How can employers provide additional support after their employee’s bereavement leave?
When your employee returns from bereavement leave, it will likely be tough for them to jump right back into work. According to the Empathy report, 52% of people said dealing with loss harmed their work performance. To support them in and outside your workplace, you may consider supplementing your bereavement leave policy to include some added perks.
An unexpected death can be expensive and taxing on your employee’s mental health. Introducing a stipend at your organization, such as a health or wellness stipend, can help your employees with funeral costs, mental health counseling, and other expenses.
Stipends aren’t heavily regulated, so your employees will have the flexibility to use the extra money on whatever they choose as most important during the time when they need it most. This additional employee benefit can set you apart from competitors, as stipends can be used on various items—not just bereavement.
Ultimately, using a stipend to help out financially and allow your employees to access mental and emotional support resources will go a long way toward their healing process and take some extra weight off their shoulders.

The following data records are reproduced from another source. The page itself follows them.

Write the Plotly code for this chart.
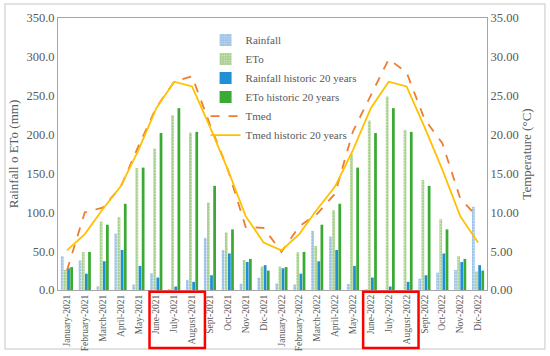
import plotly.graph_objects as go

months = ["January", "February", "March", "April", "May", "June", "July",
          "August", "Sept", "Oct", "Nov", "Dic"]
categories = [f"{m}-2021" for m in months] + [f"{m}-2022" for m in months]

rainfall = [43.5, 38, 5, 72.5, 7, 21.5, 0.5, 13, 67, 51.5, 8, 16,
            8.5, 7, 76, 68.7, 7.7, 1, 0, 0, 14.6, 22.3, 25.8, 107]
eto = [26, 49, 88, 94, 157, 182, 225, 202.5, 112.5, 74, 38.6, 30,
       30, 48.5, 56.6, 102.6, 175, 218, 249, 206, 141.6, 91, 43.8, 24]
rain_hist_month = [28, 21, 37, 51.5, 31, 16, 4.5, 10.5, 19, 47, 36, 32]
eto_hist_month = [29.5, 49, 84, 111, 157.5, 202, 234, 203.5, 134, 78, 40, 25]
rain_hist = rain_hist_month * 2
eto_hist = eto_hist_month * 2

tmed = [2.5, 10.0, 10.6, 13.2, 18.5, 23.5, 26.8, 27.5, 21.3, 15.5, 8.1, 8.0,
        4.9, 8.2, 9.8, 12.4, 20.4, 25.0, 29.7, 28.0, 22.0, 18.9, 11.8, 9.3]
tmed_hist_month = [5.1, 7.2, 10.4, 13.3, 18.0, 23.4, 26.8, 26.2, 21.0, 15.5, 9.5, 6.1]
tmed_hist = tmed_hist_month * 2

serif = "Liberation Serif"
grey = "#595959"

fig = go.Figure()
fig.add_trace(go.Bar(x=categories, y=rainfall, name="Rainfall",
                     marker=dict(color="#9DC3E6", line=dict(width=0),
                                 pattern=dict(shape=".", fgcolor="#ffffff", size=3, solidity=0.25))))
fig.add_trace(go.Bar(x=categories, y=eto, name="ETo",
                     marker=dict(color="#A9D18E", line=dict(width=0),
                                 pattern=dict(shape=".", fgcolor="#ffffff", size=3, solidity=0.25))))
fig.add_trace(go.Bar(x=categories, y=rain_hist, name="Rainfall historic 20 years",
                     marker=dict(color="#1F8FD6", line=dict(width=0))))
fig.add_trace(go.Bar(x=categories, y=eto_hist, name="ETo historic 20 years",
                     marker=dict(color="#3AAA35", line=dict(width=0))))
fig.add_trace(go.Scatter(x=categories, y=tmed, name="Tmed", yaxis="y2", mode="lines",
                         line=dict(color="#ED7D31", width=1.8, dash="dash")))
fig.add_trace(go.Scatter(x=categories, y=tmed_hist, name="Tmed historic 20 years", yaxis="y2",
                         mode="lines", line=dict(color="#FFC000", width=1.8)))

# red highlight boxes around summer months
for x0, x1 in [(4.62, 7.72), (16.57, 19.67)]:
    fig.add_shape(type="rect", xref="x", yref="paper", x0=x0, x1=x1, y0=-0.213, y1=-0.006,
                  line=dict(color="#FF0000", width=2.5))
# outer frame
fig.add_shape(type="rect", xref="paper", yref="paper", x0=-0.1235, x1=1.135, y0=-0.217, y1=1.0515,
              line=dict(color="#D9D9D9", width=1.5), layer="below")

fig.update_layout(
    width=550, height=356,
    margin=dict(l=58, r=63, t=18, b=66),
    paper_bgcolor="white", plot_bgcolor="white",
    barmode="group", bargap=0.3, bargroupgap=0.12,
    font=dict(family=serif, color=grey, size=12),
    showlegend=True,
    legend=dict(x=0.344, y=0.972, xanchor="left", yanchor="top", bgcolor="rgba(0,0,0,0)",
                font=dict(family=serif, size=11, color=grey), tracegroupgap=0,
                itemwidth=30, traceorder="normal"),
    xaxis=dict(type="category", tickangle=-90, tickfont=dict(size=9.5, family=serif, color=grey),
               showline=True, linecolor="#A6A6A6", linewidth=1, mirror=True, ticks="", showgrid=False,
               automargin=False),
    yaxis=dict(range=[0, 350], dtick=50, tickformat=".1f", showgrid=False, zeroline=False,
               showline=True, linecolor="#A6A6A6", linewidth=1, automargin=False,
               title=dict(text="Rainfall o ETo (mm)", font=dict(size=13, family=serif, color=grey), standoff=4),
               tickfont=dict(size=12.5, family=serif, color=grey)),
    yaxis2=dict(range=[0, 35], dtick=5, tickformat=".2f", overlaying="y", side="right", showgrid=False,
                zeroline=False, showline=True, linecolor="#A6A6A6", linewidth=1, automargin=False,
                title=dict(text="Temperature (°C)", font=dict(size=13, family=serif, color=grey), standoff=4),
                tickfont=dict(size=12.5, family=serif, color=grey)),
)

fig.write_html("out.html", config={"displayModeBar": False},
               post_script="document.body.style.margin='0';")
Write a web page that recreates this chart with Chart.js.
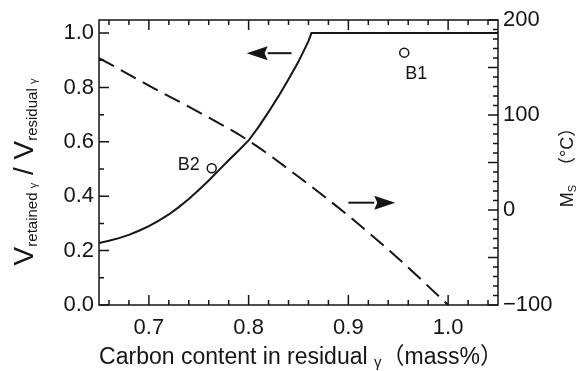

Ask anyone, and they’ll tell you—grief is hard to process. And your employees’ grief is no exception. While you can’t prevent a loss, having bereavement leave can help your employees understand what support they’ll have in case something happens to a loved one.
Drafting a formal bereavement policy can be challenging, but it’s worth the time and effort. Your employees will appreciate you going the extra mile during their period of mourning. Better yet, your company will be seen as more inclusive, empathetic, and supportive of your employees’ mental health.